The paper tackles the problem of query answering in Datalog+/- with equality-generating dependencies (EGDs), which often leads to undecidability or intractability, by introducing a more general class called 'harmless' EGDs that subsumes separable EGDs and allows modeling a broader range of problems while maintaining tractability. The result shows that query answering in Warded Datalog+/- with harmless EGDs is decidable and PTIME in data complexity, with a sufficient syntactic condition provided for practical use.
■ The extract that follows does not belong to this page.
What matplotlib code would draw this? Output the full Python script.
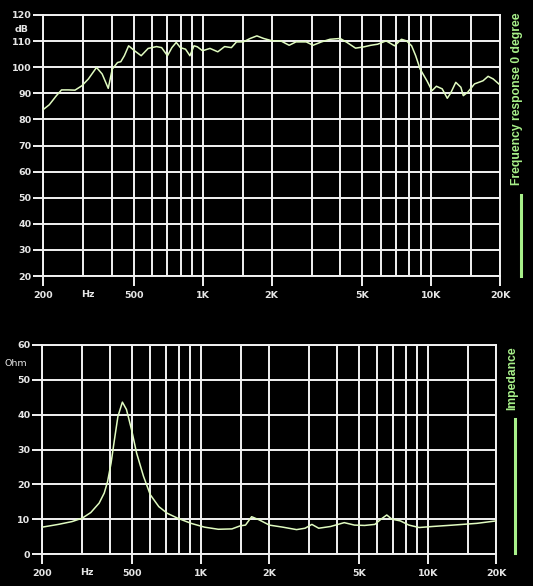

Ontological query answering is the problem of answering queries in the presence of schema constraints representing the domain of interest. Datalog+/- is a common family of languages for schema constraints, including tuple-generating dependencies (TGDs) and equality-generating dependencies (EGDs). The interplay of TGDs and EGDs leads to undecidability or intractability of query answering when adding EGDs to tractable Datalog+/- fragments, like Warded Datalog+/-, for which, in the sole presence of TGDs, query answering is PTIME in data complexity. There have been attempts to limit the interaction of TGDs and EGDs and guarantee tractability, in particular with the introduction of separable EGDs, to make EGDs irrelevant for query answering as long as the set of constraints is satisfied. While being tractable, separable EGDs have limited expressive power. We propose a more general class of EGDs, which we call "harmless", that subsume separable EGDs and allow to model a much broader class of problems. Unlike separable EGDs, harmless EGDs, besides enforcing ground equality constraints, specialize the query answer by grounding or renaming the labelled nulls introduced by existential quantification in the TGDs. Harmless EGDs capture the cases when the answer obtained in the presence of EGDs is less general than the one obtained with TGDs only. We conclude that the theoretical problem of deciding whether a set of constraints contains harmless EGDs is undecidable. We contribute a sufficient syntactic condition characterizing harmless EGDs, broad and useful in practice. We focus on Warded Datalog+/- with harmless EGDs and argue that, in such fragment, query answering is decidable and PTIME in data complexity. We study chase-based techniques for query answering in Warded Datalog+/- with harmless EGDs, conducive to an efficient algorithm to be implemented in state-of-the-art reasoners.